The cost and complexity of creating e-business applications is soaring and Australian e-commerce solution providers are losing ground to US competitors.

One reason for the high costs is the vendor market for e-business solutions remains highly fragmented and - in Asia Pacific at least - lacking in expertise, according to Gartner Group senior vice president of Asia Pacific operations, Bob Hayward.

Hayward was speaking at the group's annual Asia Pacific symposium yesterday.

Impressive proficiency in enterprise-capable solutions is being displayed by a number of young US companies such as Scient, Viant, US Web, Proxicom and Razorfish, Hayward said in his keynote speech that kicked off the three-day conference in Brisbane.

However, none of those vendors have yet established a presence in Australia, he told about 1700 conference delegates.

In terms of competing for e-commerce contracts, Australian suppliers were like "the local store trying to compete with Wal-Mart," he said.

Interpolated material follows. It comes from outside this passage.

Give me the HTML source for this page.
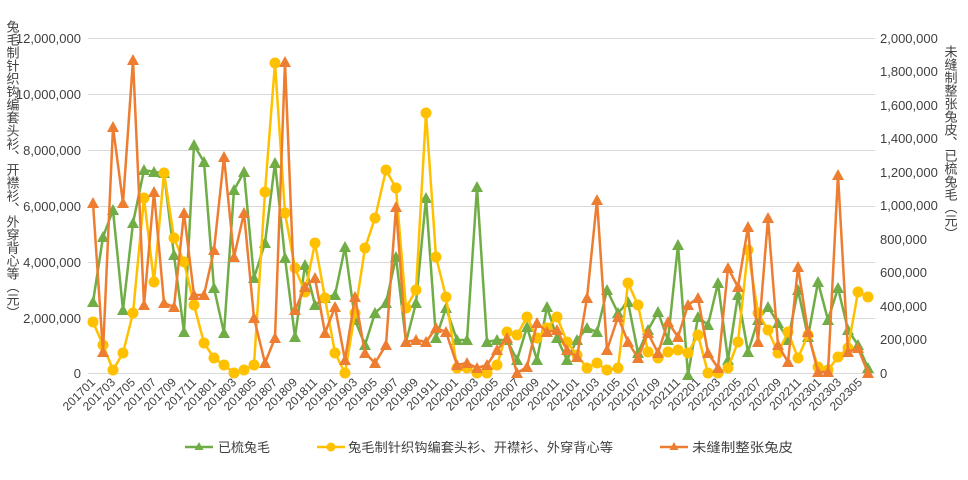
<!DOCTYPE html>
<html><head><meta charset="utf-8"><style>
body{margin:0;background:#fff;}
svg{display:block;font-family:"Liberation Sans","Noto Sans CJK SC",sans-serif;}
</style></head><body>
<svg width="968" height="480" viewBox="0 0 968 480" xmlns="http://www.w3.org/2000/svg">
<defs>
<marker id="tg" markerUnits="userSpaceOnUse" markerWidth="12" markerHeight="12" refX="6" refY="6" viewBox="0 0 12 12"><polygon points="6,0 12,11 0,11" fill="#70AD47"/></marker>
<marker id="to" markerUnits="userSpaceOnUse" markerWidth="12" markerHeight="12" refX="6" refY="6" viewBox="0 0 12 12"><polygon points="6,0 12,11 0,11" fill="#ED7D31"/></marker>
<marker id="cy" markerUnits="userSpaceOnUse" markerWidth="12" markerHeight="12" refX="6" refY="6" viewBox="0 0 12 12"><circle cx="6" cy="6" r="5.5" fill="#FFC000"/></marker>
</defs>
<g stroke="#d9d9d9" stroke-width="1">
<line x1="88" y1="38.5" x2="875" y2="38.5"/><line x1="88" y1="94.5" x2="875" y2="94.5"/><line x1="88" y1="150.5" x2="875" y2="150.5"/><line x1="88" y1="206.5" x2="875" y2="206.5"/><line x1="88" y1="262.5" x2="875" y2="262.5"/><line x1="88" y1="318.5" x2="875" y2="318.5"/><line x1="88" y1="373.5" x2="875" y2="373.5"/>
</g>
<g font-size="13" fill="#404040" text-anchor="end">
<text x="81" y="43">12,000,000</text><text x="81" y="99">10,000,000</text><text x="81" y="155">8,000,000</text><text x="81" y="211">6,000,000</text><text x="81" y="267">4,000,000</text><text x="81" y="323">2,000,000</text><text x="81" y="378">0</text>
</g>
<g font-size="13" fill="#404040">
<text x="880" y="43">2,000,000</text><text x="880" y="76">1,800,000</text><text x="880" y="110">1,600,000</text><text x="880" y="143">1,400,000</text><text x="880" y="177">1,200,000</text><text x="880" y="210">1,000,000</text><text x="880" y="244">800,000</text><text x="880" y="277">600,000</text><text x="880" y="311">400,000</text><text x="880" y="344">200,000</text><text x="880" y="378">0</text>
</g>
<text x="12" y="20" font-size="13" fill="#404040" style="writing-mode:vertical-rl;text-orientation:upright">兔毛制针织钩编套头衫、开襟衫、外穿背心等（元）</text>
<text x="950" y="45" font-size="13" fill="#404040" style="writing-mode:vertical-rl;text-orientation:upright">未缝制整张兔皮、已梳兔毛（元）</text>
<g fill="none" stroke-width="2.5" stroke-linejoin="round">
<polyline stroke="#70AD47" marker-start="url(#tg)" marker-mid="url(#tg)" marker-end="url(#tg)" points="93,302 103,237 113,210 123,310 133,223 144,170 154,172 164,173 174,255 184,332 194,145 204,162 214,288 224,333 234,190 244,172 254,278 265,243 275,163 285,258 295,337 305,265 315,305 325,298 335,295 345,247 355,320 365,345 375,313 386,303 396,257 406,342 416,303 426,198 436,338 446,308 457,340 467,340 477,187 487,342 497,340 507,340 517,360 527,327 537,360 547,307 557,338 567,360 577,340 587,328 597,332 607,290 618,313 628,302 638,353 648,330 658,312 668,340 678,245 688,375 698,317 708,325 718,283 728,360 738,295 748,352 758,320 768,307 778,323 788,340 798,290 808,337 818,282 828,320 838,288 848,330 858,345 868,368"/>
<polyline stroke="#FFC000" marker-start="url(#cy)" marker-mid="url(#cy)" marker-end="url(#cy)" points="93,322 103,345 113,370 123,353 133,313 144,198 154,282 164,173 174,238 184,262 194,305 204,343 214,358 224,365 234,373 244,370 254,365 265,192 275,63 285,213 295,268 305,292 315,243 325,298 335,353 345,373 355,313 365,248 375,218 386,170 396,188 406,308 416,290 426,113 436,257 446,297 457,368 467,368 477,373 487,373 497,365 507,332 517,335 527,317 537,338 547,328 557,317 567,342 577,355 587,368 597,363 607,370 618,368 628,283 638,305 648,352 658,358 668,352 678,350 688,353 698,335 708,373 718,373 728,368 738,342 748,250 758,313 768,330 778,353 788,332 798,358 808,335 818,367 828,370 838,357 848,348 858,292 868,297"/>
<polyline stroke="#ED7D31" marker-start="url(#to)" marker-mid="url(#to)" marker-end="url(#to)" points="93,203 103,352 113,127 123,203 133,60 144,305 154,192 164,303 174,307 184,213 194,295 204,295 214,250 224,157 234,257 244,213 254,318 265,363 275,338 285,62 295,310 305,287 315,278 325,333 335,307 345,360 355,297 365,353 375,363 386,345 396,207 406,342 416,340 426,342 436,328 446,332 457,365 467,363 477,368 487,365 497,350 507,338 517,373 527,367 537,323 547,332 557,330 567,350 577,357 587,298 597,200 607,350 618,317 628,342 638,358 648,333 658,353 668,322 678,337 688,305 698,298 708,353 718,368 728,268 738,287 748,227 758,342 768,218 778,345 788,362 798,267 808,332 818,372 828,372 838,175 848,352 858,348 868,373"/>
</g>
<g font-size="12" fill="#404040" text-anchor="end">
<text transform="translate(96,383) rotate(-45)">201701</text><text transform="translate(116,383) rotate(-45)">201703</text><text transform="translate(136,383) rotate(-45)">201705</text><text transform="translate(157,383) rotate(-45)">201707</text><text transform="translate(177,383) rotate(-45)">201709</text><text transform="translate(197,383) rotate(-45)">201711</text><text transform="translate(217,383) rotate(-45)">201801</text><text transform="translate(237,383) rotate(-45)">201803</text><text transform="translate(257,383) rotate(-45)">201805</text><text transform="translate(278,383) rotate(-45)">201807</text><text transform="translate(298,383) rotate(-45)">201809</text><text transform="translate(318,383) rotate(-45)">201811</text><text transform="translate(338,383) rotate(-45)">201901</text><text transform="translate(358,383) rotate(-45)">201903</text><text transform="translate(378,383) rotate(-45)">201905</text><text transform="translate(399,383) rotate(-45)">201907</text><text transform="translate(419,383) rotate(-45)">201909</text><text transform="translate(439,383) rotate(-45)">201911</text><text transform="translate(459,383) rotate(-45)">202001</text><text transform="translate(479,383) rotate(-45)">202003</text><text transform="translate(499,383) rotate(-45)">202005</text><text transform="translate(520,383) rotate(-45)">202007</text><text transform="translate(540,383) rotate(-45)">202009</text><text transform="translate(560,383) rotate(-45)">202011</text><text transform="translate(580,383) rotate(-45)">202101</text><text transform="translate(600,383) rotate(-45)">202103</text><text transform="translate(621,383) rotate(-45)">202105</text><text transform="translate(641,383) rotate(-45)">202107</text><text transform="translate(661,383) rotate(-45)">202109</text><text transform="translate(681,383) rotate(-45)">202111</text><text transform="translate(701,383) rotate(-45)">202201</text><text transform="translate(721,383) rotate(-45)">202203</text><text transform="translate(742,383) rotate(-45)">202205</text><text transform="translate(762,383) rotate(-45)">202207</text><text transform="translate(782,383) rotate(-45)">202209</text><text transform="translate(802,383) rotate(-45)">202211</text><text transform="translate(822,383) rotate(-45)">202301</text><text transform="translate(842,383) rotate(-45)">202303</text><text transform="translate(863,383) rotate(-45)">202305</text>
</g>
<g stroke-width="2.5">
<line x1="185" y1="447" x2="213" y2="447" stroke="#70AD47"/><polygon points="199,442 203.5,450 194.5,450" fill="#70AD47"/>
<line x1="317" y1="447" x2="345" y2="447" stroke="#FFC000"/><circle cx="331" cy="447" r="4.5" fill="#FFC000"/>
<line x1="660" y1="447" x2="688" y2="447" stroke="#ED7D31"/><polygon points="674,442 678.5,450 669.5,450" fill="#ED7D31"/>
</g>
<g font-size="13" fill="#404040">
<text x="218" y="452" textLength="52" lengthAdjust="spacingAndGlyphs">已梳兔毛</text>
<text x="348" y="452" textLength="265" lengthAdjust="spacingAndGlyphs">兔毛制针织钩编套头衫、开襟衫、外穿背心等</text>
<text x="692" y="452" textLength="101" lengthAdjust="spacingAndGlyphs">未缝制整张兔皮</text>
</g>
</svg>
</body></html>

About 80 per cent of Australian spending on e-business currently goes to US Websites and solution providers. Adding to the problem, Hayward said, Australian business managers have lagged behind their US counterparts in understanding the potential of e-business and local venture capitalists have not seized opportunities as vigorously as US capital providers.

At the same time, deploying applications to support e-business will prove at least twice as complex as implementing ERP environments, according to Gartner.

Costs are also rising as corporations enter later phases of Web-enabling their businesses.

The information or billboard sites that made up phase one typically cost $5000 to $50,000. That rose tenfold for phase two sites (intranet applications such as procurement and human resources) and will rise another ten-fold for phase three sites (integration of e-commerce features with legacy processes and systems), according to Gartner.

Phase four, an optimised e-business model requiring extensive business process revamping and ushering in advanced personalisation features for customers, could carry a price tag of $50 million to $150 million.